I just wish I hadn't needed to move 8,000 km to have this level of freedom.



That 757 traffic deaths in 2022, while tragic, makes it 4 deaths per 100K people in the Netherlands. For comparison, the NHTSA is estimating the US had 42,795 traffic deaths in 2022, which is 13 deaths per 100k people per year. Even a horrifically bad year in the Netherlands is dwarfed by the rate cars kill people in the US.

[0] https://www.nhtsa.gov/press-releases/traffic-crash-death-est...


That's true, but it's also more than in relatively car-oriented Germany, not to mention definitely car-oriented (in European terms) Ireland.

My point being: it's not the mode of personal transport, but approach to safety that ultimately makes the numbers. The Dutch are unwilling to mandate bike helmets, saying that it would reduce cycling.

This begs the question: what's more important really?

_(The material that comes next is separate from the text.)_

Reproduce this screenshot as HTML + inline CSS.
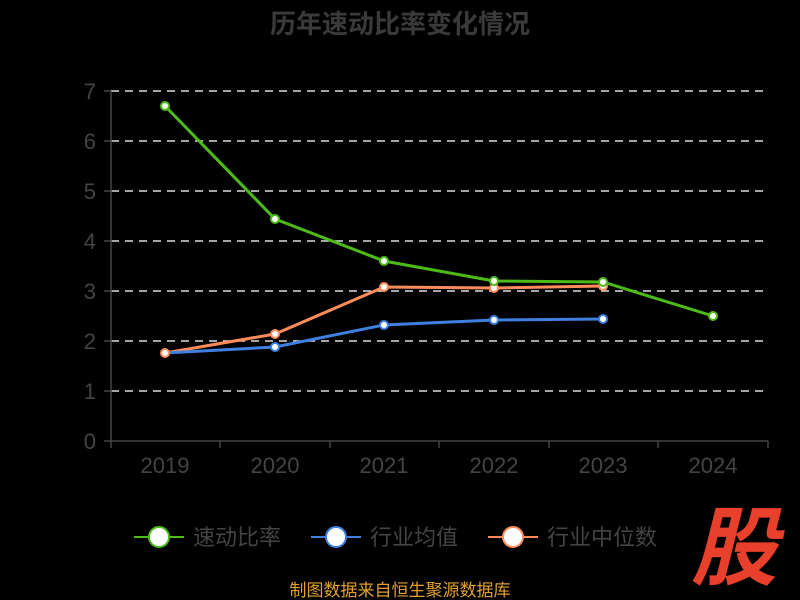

As best I can tell, it isn't clear what the impact on cycling is. https://en.wikipedia.org/wiki/Bicycle_helmets_in_Australia

I'm ambivalent. I personally think a helmet saved my life when I was riding in Sacramento but I ride much more slowly here in NL (about 8-11 mph). I wouldn't mind if helmets were normalized but (as noted at wikipedia) that makes using OV-fiets, etc. more of a hassle.

Certainly a helmet is a good idea when riding a faster e-bike.


I never liked helmets and refused to wear them even as a young adult, but now that I have a small child I got myself the dorkiest, safest high-vis bike helmet I could find.

The stories I hear how helmets save lives typically don't involve other vehicles - my personal is actually from skiing, as I borrowed a helmet from a friend who had to end his vacation early and I think that saved me from a severe concussion, because a few hours later I fell face-first on compacted snow and couldn't get myself together for a few minutes afterwards.

> that makes using OV-fiets, etc. more of a hassle.

Perhaps, but are we about road safety or are we about popularizing cycling, traffic deaths be damned?

My manager uses a rental bike to commute and he always has his helmet on when phoning in during a break in his commute because he has three kids and no intention of orphaning them.

I see it as a question of priorities. I'm against car-oriented infrastructure because I believe some people(20% at least) really shouldn't drive and I care about safety. Bicycles don't seem to deliver on that front either - at least until we figure out what's causing this increase and why the heck aren't all these seniors using public transport?


It's worth noting that risk compensation [0], where certain safety measures lead to people taking more serious risks, is a thing. In your skiing accident, is it possible you would have made different decisions in the lead-up that decreased your risk? It's entirely possible the same is true of cycling (I know that I catch myself taking more risks when riding with a helmet than without one).

It's also not at all clear that the spike we're discussing is due to helmetless bicycle riders (notice that deaths for car occupants tick up in similar proportion).

To your prioritization point, there's a lot of evidence that increasing the number of cyclists on the road makes interactions with cars safer for all cyclists (because drivers are habituated to looking for them), so any intervention that decreased the number of cyclists to make them "safer" could have inverse consequences.

[0] https://en.wikipedia.org/wiki/Risk_compensation


I'll bet that skews even further for trips under 3.7 km (which is still usually a car trip for many, if not most, in the US).